All the data must come back unchanged, except that pictures are left out.
*** Data shown
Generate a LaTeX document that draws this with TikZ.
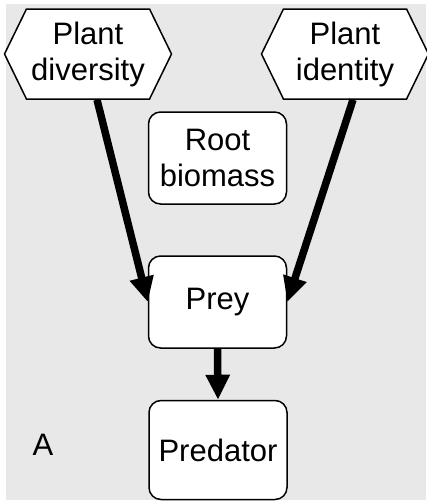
\documentclass[tikz,border=0pt]{standalone}
\usepackage{fontspec}
\setmainfont{Liberation Sans}
\usetikzlibrary{shapes.symbols, arrows.meta, positioning}

\definecolor{bggray}{HTML}{E8E8E8}

\tikzset{
  box/.style={draw, fill=white, rounded corners=12pt, line width=1.5pt,
    align=center, minimum width=138pt, inner sep=2pt,
    font=\fontsize{31}{36}\selectfont},
  hexa/.style={draw, fill=white, signal, signal to=west and east,
    signal pointer angle=128, line width=1.5pt, align=center,
    minimum width=167pt, minimum height=90pt, inner sep=0pt,
    font=\fontsize{31}{36}\selectfont},
  link/.style={-{Triangle[width=23pt,length=25pt]}, line width=7.5pt}
}

\begin{document}
\begin{tikzpicture}[x=1pt, y=-1pt]
% frame and grey panel
\useasboundingbox (0,0) rectangle (426,501);
\fill[bggray] (6,4) rectangle (426,500);

% plant nodes
\node[hexa] (pdiv) at (88,54) {Plant\\diversity};
\node[hexa] (pid) at (345,54) {Plant\\identity};

% boxes
\node[box, minimum height=92pt] (root) at (217.5,158) {Root\\biomass};
\node[box, minimum height=92pt] (prey) at (217.5,302) {Prey};
\node[box, minimum height=99pt] (pred) at (218,450) {Predator};

\node[font=\fontsize{31}{36}\selectfont] (panel) at (43,445) {A};

% arrows
\draw[link] ([xshift=9pt]pdiv.south) -- (prey.west);
\draw[link] ([xshift=8pt]pid.south) -- (prey.east);
\draw[link] (prey.south) -- (pred.north);

\end{tikzpicture}
\end{document}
******
--- Response to the task ---
Generate a LaTeX document that draws this with TikZ.
\documentclass[tikz,border=0pt]{standalone}
\usepackage{fontspec}
\setmainfont{Liberation Sans}
\usetikzlibrary{shapes.symbols, arrows.meta, positioning}

\definecolor{bggray}{HTML}{E8E8E8}

\tikzset{
  box/.style={draw, fill=white, rounded corners=12pt, line width=1.5pt,
    align=center, minimum width=138pt, inner sep=2pt,
    font=\fontsize{31}{36}\selectfont},
  hexa/.style={draw, fill=white, signal, signal to=west and east,
    signal pointer angle=128, line width=1.5pt, align=center,
    minimum width=167pt, minimum height=90pt, inner sep=0pt,
    font=\fontsize{31}{36}\selectfont},
  link/.style={-{Triangle[width=23pt,length=25pt]}, line width=7.5pt}
}

\begin{document}
\begin{tikzpicture}[x=1pt, y=-1pt]
% frame and grey panel
\useasboundingbox (0,0) rectangle (426,501);
\fill[bggray] (6,4) rectangle (426,500);

% plant nodes
\node[hexa] (pdiv) at (88,54) {Plant\\diversity};
\node[hexa] (pid) at (345,54) {Plant\\identity};

% boxes
\node[box, minimum height=92pt] (root) at (217.5,158) {Root\\biomass};
\node[box, minimum height=92pt] (prey) at (217.5,302) {Prey};
\node[box, minimum height=99pt] (pred) at (218,450) {Predator};

\node[font=\fontsize{31}{36}\selectfont] (panel) at (43,445) {A};

% arrows
\draw[link] ([xshift=9pt]pdiv.south) -- (prey.west);
\draw[link] ([xshift=8pt]pid.south) -- (prey.east);
\draw[link] (prey.south) -- (pred.north);

\end{tikzpicture}
\end{document}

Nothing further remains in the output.